Du poison dans les sols

Publié le 28 Juin 2012

13/06/2012 | Chine Plus.

  Le magazine Caijing consacre sa Une à la pollution des sols urbains en Chine, contamination souvent ignorée des personnes qui vivent sur ces terrains toxiques. De notre partenaire Chine Plus.

« Personne n’aimerait habiter près d’une décharge, mais peut-être vivez-vous, en ce moment même, sur un terrain bien plus nocif encore. » C’est en ces termes que les journalistes Gao Shengke et Wang Kai introduisent le dossier spécial d’une dizaine de pages, qui fait la Une du magazine Caijing de cette semaine. Ces dernières années, de nombreux « terrains empoisonnés » 毒地 révèle l’hebdomadaire ont été recyclés en parcelles immobilières.
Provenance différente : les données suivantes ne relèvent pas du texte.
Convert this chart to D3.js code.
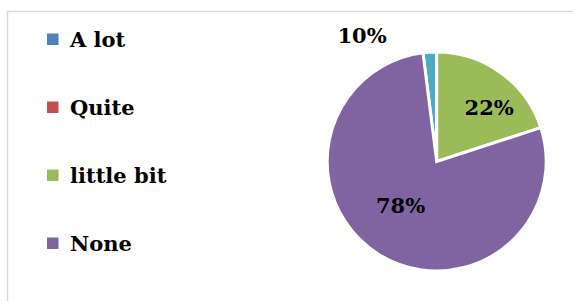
<!DOCTYPE html>
<html>
<head>
<meta charset="utf-8">
<script src="https://cdn.jsdelivr.net/npm/d3@7"></script>
<style>
  body { margin: 0; background: #fff; }
  svg text { font-family: "DejaVu Serif", serif; font-weight: bold; fill: #000; }
</style>
</head>
<body>
<div id="chart"></div>
<script>
// data
const categories = ['A lot', 'Quite', 'little bit', 'None'];
const shares = [2, 0, 20, 78];            // slice sizes as drawn
const labels = ['10%', '', '22%', '78%'];  // labels as printed on the chart

// styles
const legendColors = ['#4F81BD', '#C0504D', '#9BBB59', '#8064A2'];
const sliceColors = ['#4BACC6', '#C0504D', '#9BBB59', '#8064A2'];

const width = 573, height = 301;
const svg = d3.select('#chart').append('svg')
    .attr('width', width)
    .attr('height', height);

// chart frame (runs off the right and bottom edges)
svg.append('rect')
    .attr('x', 7.5).attr('y', 11.5)
    .attr('width', 600).attr('height', 320)
    .attr('fill', 'none')
    .attr('stroke', '#d9d9d9')
    .attr('stroke-width', 1.5);

// legend
const legendY = d3.scalePoint()
    .domain(categories)
    .range([39.5, 243.5]);

const legend = svg.selectAll('g.legend')
    .data(categories)
    .enter()
    .append('g')
    .attr('class', 'legend')
    .attr('transform', d => `translate(47, ${legendY(d)})`);

legend.append('rect')
    .attr('x', 0).attr('y', -6)
    .attr('width', 11.5).attr('height', 11.5)
    .attr('fill', (d, i) => legendColors[i]);

legend.append('text')
    .attr('x', 23).attr('y', 7.5)
    .style('font-size', '21px')
    .text(d => d);

// pie
const cx = 436.7, cy = 161.5, r = 109.5;
const startOffset = -2 / 100 * 2 * Math.PI;

const pie = d3.pie()
    .sort(null)
    .value(d => d)
    .startAngle(startOffset)
    .endAngle(startOffset + 2 * Math.PI);

const arcs = pie(shares);
const arc = d3.arc().innerRadius(0).outerRadius(r);

const g = svg.append('g').attr('transform', `translate(${cx}, ${cy})`);

g.selectAll('path')
    .data(arcs.filter(d => d.value > 0))
    .enter()
    .append('path')
    .attr('d', arc)
    .attr('fill', d => sliceColors[d.index])
    .attr('stroke', '#fff')
    .attr('stroke-width', 3)
    .attr('stroke-linejoin', 'miter');

// label placement: radius factor and angle shift (deg) per slice, best-fit style
const labelPlace = [[1.34, -27], [0, 0], [0.69, 8], [0.52, 7]];

function labelPoint(d) {
    const [k, shift] = labelPlace[d.index];
    const a = (d.startAngle + d.endAngle) / 2 + shift * Math.PI / 180;
    return d3.arc().innerRadius(k * r).outerRadius(k * r)
        .centroid({ startAngle: a, endAngle: a });
}

g.selectAll('text')
    .data(arcs.filter(d => labels[d.index] !== ''))
    .enter()
    .append('text')
    .attr('transform', d => `translate(${labelPoint(d)})`)
    .attr('text-anchor', 'middle')
    .attr('dy', '0.36em')
    .style('font-size', '21px')
    .text(d => labels[d.index]);
</script>
</body>
</html>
Dans le même temps, de nombreux cas d’empoisonnement graves (1) n’ont cessé d’alarmer les citadins de la dangerosité du sol qui se cache sous le bitume. Mais pour Chen Tongchan de l’Académie des Sciences de Chine cité par le magazine, un danger encore plus inquiétant - car latent - guette les personnes qui vivent sur ces sols contaminés. « Les empoisonnements sont des cas extrêmes, cela montre que la pollution a déjà atteint un niveau très sévère. Or, pour les habitants – bien plus nombreux – qui habitent sur ces terrains, le risque est l’intoxication chronique dont les effets néfastes sur la santé pourraient mettre cinq, dix ans voire plusieurs dizaines d’années avant de se déclarer. »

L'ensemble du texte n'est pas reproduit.